PROBLEM TO SOLVE: Copy everything in the data below exactly except the pictures.

SUPPLIED ENTRIES:

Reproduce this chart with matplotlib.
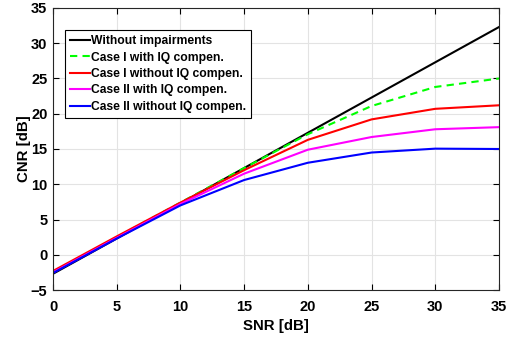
import matplotlib
matplotlib.use("Agg")
import matplotlib.pyplot as plt

snr = [0, 5, 10, 15, 20, 25, 30, 35]
no_imp = [-2.7, 2.3, 7.3, 12.3, 17.3, 22.3, 27.3, 32.3]
case1_iq = [-2.5, 2.5, 7.4, 12.3, 17.1, 21.1, 23.8, 25.0]
case1_noiq = [-2.3, 2.6, 7.4, 12.0, 16.3, 19.2, 20.7, 21.2]
case2_iq = [-2.5, 2.4, 7.2, 11.5, 14.9, 16.7, 17.8, 18.1]
case2_noiq = [-2.6, 2.3, 7.0, 10.6, 13.05, 14.5, 15.05, 15.0]
labels = ["Without impairments", "Case I with IQ compen.", "Case I without IQ compen.",
          "Case II with IQ compen.", "Case II without IQ compen."]

plt.rcParams['font.family'] = ['Liberation Sans', 'DejaVu Sans']
plt.rcParams['font.weight'] = 'bold'

fig = plt.figure(figsize=(5.14, 3.37), dpi=100)
ax = fig.add_axes([53/514, 1-290/337, (499-53)/514, (290-8)/337])

ax.plot(snr, no_imp, color='black', lw=1.5, label=labels[0])
ax.plot(snr, case1_iq, color='#00ff00', lw=1.5, ls=(0, (3.5, 2.5)), label=labels[1])
ax.plot(snr, case1_noiq, color='red', lw=1.5, label=labels[2])
ax.plot(snr, case2_iq, color='magenta', lw=1.5, label=labels[3])
ax.plot(snr, case2_noiq, color='blue', lw=1.5, label=labels[4])

ax.set_xlim(0, 35)
ax.set_ylim(-5, 35)
ax.set_xticks(range(0, 36, 5))
ax.set_yticks(range(-5, 36, 5))
ax.grid(True, color='#e3e3e3', lw=0.8)
ax.set_axisbelow(True)
ax.tick_params(direction='in', top=True, right=True, labelsize=10.5, length=4, width=0.8)
ax.tick_params(axis='x', pad=7)
ax.tick_params(axis='y', pad=4)
for lab in ax.get_xticklabels() + ax.get_yticklabels():
    lab.set_fontweight('bold')
for s in ax.spines.values():
    s.set_linewidth(0.8)
    s.set_color('#262626')
ax.set_xlabel("SNR [dB]", fontsize=10.8, fontweight='bold', labelpad=4)
ax.set_ylabel("CNR [dB]", fontsize=10.8, fontweight='bold', labelpad=0)

leg = ax.legend(loc='upper left', bbox_to_anchor=(0.027, 0.922),
                prop={'weight': 'bold', 'size': 8.7}, handlelength=1.65, handletextpad=0.1,
                borderpad=0.42, labelspacing=0.37, fancybox=False, framealpha=1,
                edgecolor='black', borderaxespad=0)
leg.get_frame().set_linewidth(0.8)

fig.savefig("out.png", dpi=100)
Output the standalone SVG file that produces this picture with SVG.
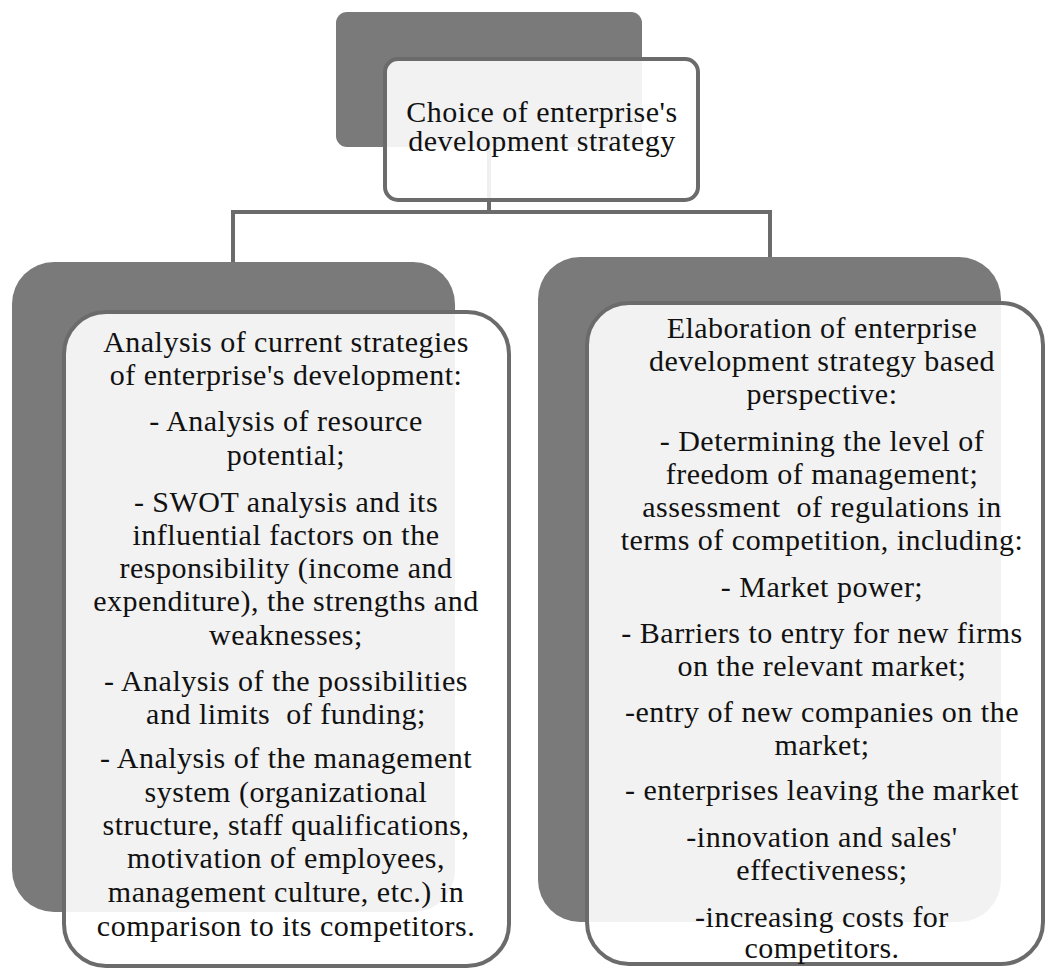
<svg xmlns="http://www.w3.org/2000/svg" width="1046" height="971" viewBox="0 0 1046 971">
<style>
.bg{fill:#7a7a7a}
.fg{fill:#ffffff;fill-opacity:0.9;stroke:#6b6b6b;stroke-width:4}
.conn{fill:none;stroke:#6b6b6b;stroke-width:4}
.t{font-family:"Liberation Serif",Tinos,"Times New Roman","DejaVu Serif",serif;font-size:30px;fill:#111;text-anchor:middle;letter-spacing:0.5px}
</style>
<rect width="1046" height="971" fill="#ffffff"/>
<g id="connectors">
<path class="conn" d="M489,147 V212 H233 V262"/>
<path class="conn" d="M489,212 H770 V257"/>
</g>
<g id="node-top">
<rect class="bg" x="336" y="12" width="306" height="135" rx="11"/>
<rect class="fg" x="385" y="59" width="313" height="141" rx="13"/>
<g class="t">
<text x="542" y="122">Choice of enterprise's</text>
<text x="542" y="151">development strategy</text>
</g>
</g>
<g id="node-left">
<rect class="bg" x="12" y="262" width="443" height="650" rx="42"/>
<rect class="fg" x="64" y="312" width="445" height="654" rx="42"/>
<g class="t">
<text x="286" y="352">Analysis of current strategies</text>
<text x="286" y="385">of enterprise's development:</text>
<text x="286" y="431">- Analysis of resource</text>
<text x="286" y="465">potential;</text>
<text x="286" y="512">- SWOT analysis and its</text>
<text x="286" y="545">influential factors on the</text>
<text x="286" y="578">responsibility (income and</text>
<text x="286" y="611">expenditure), the strengths and</text>
<text x="286" y="645">weaknesses;</text>
<text x="286" y="691">- Analysis of the possibilities</text>
<text x="286" y="724" xml:space="preserve">and limits  of funding;</text>
<text x="286" y="768">- Analysis of the management</text>
<text x="286" y="802">system (organizational</text>
<text x="286" y="835">structure, staff qualifications,</text>
<text x="286" y="868">motivation of employees,</text>
<text x="286" y="902">management culture, etc.) in</text>
<text x="286" y="936">comparison to its competitors.</text>
</g>
</g>
<g id="node-right">
<rect class="bg" x="538" y="257" width="463" height="665" rx="42"/>
<rect class="fg" x="587" y="303" width="456" height="661" rx="42"/>
<g class="t">
<text x="822" y="338">Elaboration of enterprise</text>
<text x="822" y="371">development strategy based</text>
<text x="822" y="404">perspective:</text>
<text x="822" y="451">- Determining the level of</text>
<text x="822" y="484">freedom of management;</text>
<text x="822" y="517" xml:space="preserve">assessment  of regulations in</text>
<text x="822" y="550">terms of competition, including:</text>
<text x="822" y="597">- Market power;</text>
<text x="822" y="643">- Barriers to entry for new firms</text>
<text x="822" y="676">on the relevant market;</text>
<text x="822" y="722">-entry of new companies on the</text>
<text x="822" y="755">market;</text>
<text x="822" y="800">- enterprises leaving the market</text>
<text x="822" y="847">-innovation and sales'</text>
<text x="822" y="880">effectiveness;</text>
<text x="822" y="927">-increasing costs for</text>
<text x="822" y="958">competitors.</text>
</g>
</g>
</svg>
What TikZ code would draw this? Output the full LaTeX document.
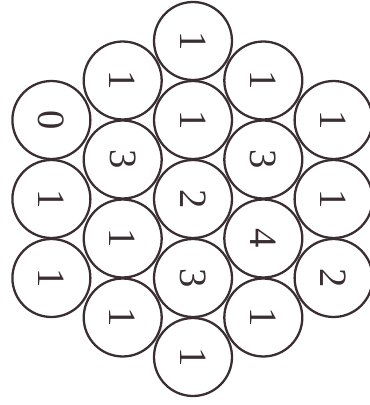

RESPONSE BELOW:
Reproduce this chart with matplotlib.
import matplotlib
matplotlib.use("Agg")
import matplotlib.pyplot as plt

snr = [0, 5, 10, 15, 20, 25, 30, 35]
no_imp = [-2.7, 2.3, 7.3, 12.3, 17.3, 22.3, 27.3, 32.3]
case1_iq = [-2.5, 2.5, 7.4, 12.3, 17.1, 21.1, 23.8, 25.0]
case1_noiq = [-2.3, 2.6, 7.4, 12.0, 16.3, 19.2, 20.7, 21.2]
case2_iq = [-2.5, 2.4, 7.2, 11.5, 14.9, 16.7, 17.8, 18.1]
case2_noiq = [-2.6, 2.3, 7.0, 10.6, 13.05, 14.5, 15.05, 15.0]
labels = ["Without impairments", "Case I with IQ compen.", "Case I without IQ compen.",
          "Case II with IQ compen.", "Case II without IQ compen."]

plt.rcParams['font.family'] = ['Liberation Sans', 'DejaVu Sans']
plt.rcParams['font.weight'] = 'bold'

fig = plt.figure(figsize=(5.14, 3.37), dpi=100)
ax = fig.add_axes([53/514, 1-290/337, (499-53)/514, (290-8)/337])

ax.plot(snr, no_imp, color='black', lw=1.5, label=labels[0])
ax.plot(snr, case1_iq, color='#00ff00', lw=1.5, ls=(0, (3.5, 2.5)), label=labels[1])
ax.plot(snr, case1_noiq, color='red', lw=1.5, label=labels[2])
ax.plot(snr, case2_iq, color='magenta', lw=1.5, label=labels[3])
ax.plot(snr, case2_noiq, color='blue', lw=1.5, label=labels[4])

ax.set_xlim(0, 35)
ax.set_ylim(-5, 35)
ax.set_xticks(range(0, 36, 5))
ax.set_yticks(range(-5, 36, 5))
ax.grid(True, color='#e3e3e3', lw=0.8)
ax.set_axisbelow(True)
ax.tick_params(direction='in', top=True, right=True, labelsize=10.5, length=4, width=0.8)
ax.tick_params(axis='x', pad=7)
ax.tick_params(axis='y', pad=4)
for lab in ax.get_xticklabels() + ax.get_yticklabels():
    lab.set_fontweight('bold')
for s in ax.spines.values():
    s.set_linewidth(0.8)
    s.set_color('#262626')
ax.set_xlabel("SNR [dB]", fontsize=10.8, fontweight='bold', labelpad=4)
ax.set_ylabel("CNR [dB]", fontsize=10.8, fontweight='bold', labelpad=0)

leg = ax.legend(loc='upper left', bbox_to_anchor=(0.027, 0.922),
                prop={'weight': 'bold', 'size': 8.7}, handlelength=1.65, handletextpad=0.1,
                borderpad=0.42, labelspacing=0.37, fancybox=False, framealpha=1,
                edgecolor='black', borderaxespad=0)
leg.get_frame().set_linewidth(0.8)

fig.savefig("out.png", dpi=100)
Output the standalone SVG file that produces this picture with SVG.
<svg xmlns="http://www.w3.org/2000/svg" width="1046" height="971" viewBox="0 0 1046 971">
<style>
.bg{fill:#7a7a7a}
.fg{fill:#ffffff;fill-opacity:0.9;stroke:#6b6b6b;stroke-width:4}
.conn{fill:none;stroke:#6b6b6b;stroke-width:4}
.t{font-family:"Liberation Serif",Tinos,"Times New Roman","DejaVu Serif",serif;font-size:30px;fill:#111;text-anchor:middle;letter-spacing:0.5px}
</style>
<rect width="1046" height="971" fill="#ffffff"/>
<g id="connectors">
<path class="conn" d="M489,147 V212 H233 V262"/>
<path class="conn" d="M489,212 H770 V257"/>
</g>
<g id="node-top">
<rect class="bg" x="336" y="12" width="306" height="135" rx="11"/>
<rect class="fg" x="385" y="59" width="313" height="141" rx="13"/>
<g class="t">
<text x="542" y="122">Choice of enterprise's</text>
<text x="542" y="151">development strategy</text>
</g>
</g>
<g id="node-left">
<rect class="bg" x="12" y="262" width="443" height="650" rx="42"/>
<rect class="fg" x="64" y="312" width="445" height="654" rx="42"/>
<g class="t">
<text x="286" y="352">Analysis of current strategies</text>
<text x="286" y="385">of enterprise's development:</text>
<text x="286" y="431">- Analysis of resource</text>
<text x="286" y="465">potential;</text>
<text x="286" y="512">- SWOT analysis and its</text>
<text x="286" y="545">influential factors on the</text>
<text x="286" y="578">responsibility (income and</text>
<text x="286" y="611">expenditure), the strengths and</text>
<text x="286" y="645">weaknesses;</text>
<text x="286" y="691">- Analysis of the possibilities</text>
<text x="286" y="724" xml:space="preserve">and limits  of funding;</text>
<text x="286" y="768">- Analysis of the management</text>
<text x="286" y="802">system (organizational</text>
<text x="286" y="835">structure, staff qualifications,</text>
<text x="286" y="868">motivation of employees,</text>
<text x="286" y="902">management culture, etc.) in</text>
<text x="286" y="936">comparison to its competitors.</text>
</g>
</g>
<g id="node-right">
<rect class="bg" x="538" y="257" width="463" height="665" rx="42"/>
<rect class="fg" x="587" y="303" width="456" height="661" rx="42"/>
<g class="t">
<text x="822" y="338">Elaboration of enterprise</text>
<text x="822" y="371">development strategy based</text>
<text x="822" y="404">perspective:</text>
<text x="822" y="451">- Determining the level of</text>
<text x="822" y="484">freedom of management;</text>
<text x="822" y="517" xml:space="preserve">assessment  of regulations in</text>
<text x="822" y="550">terms of competition, including:</text>
<text x="822" y="597">- Market power;</text>
<text x="822" y="643">- Barriers to entry for new firms</text>
<text x="822" y="676">on the relevant market;</text>
<text x="822" y="722">-entry of new companies on the</text>
<text x="822" y="755">market;</text>
<text x="822" y="800">- enterprises leaving the market</text>
<text x="822" y="847">-innovation and sales'</text>
<text x="822" y="880">effectiveness;</text>
<text x="822" y="927">-increasing costs for</text>
<text x="822" y="958">competitors.</text>
</g>
</g>
</svg>
What TikZ code would draw this? Output the full LaTeX document.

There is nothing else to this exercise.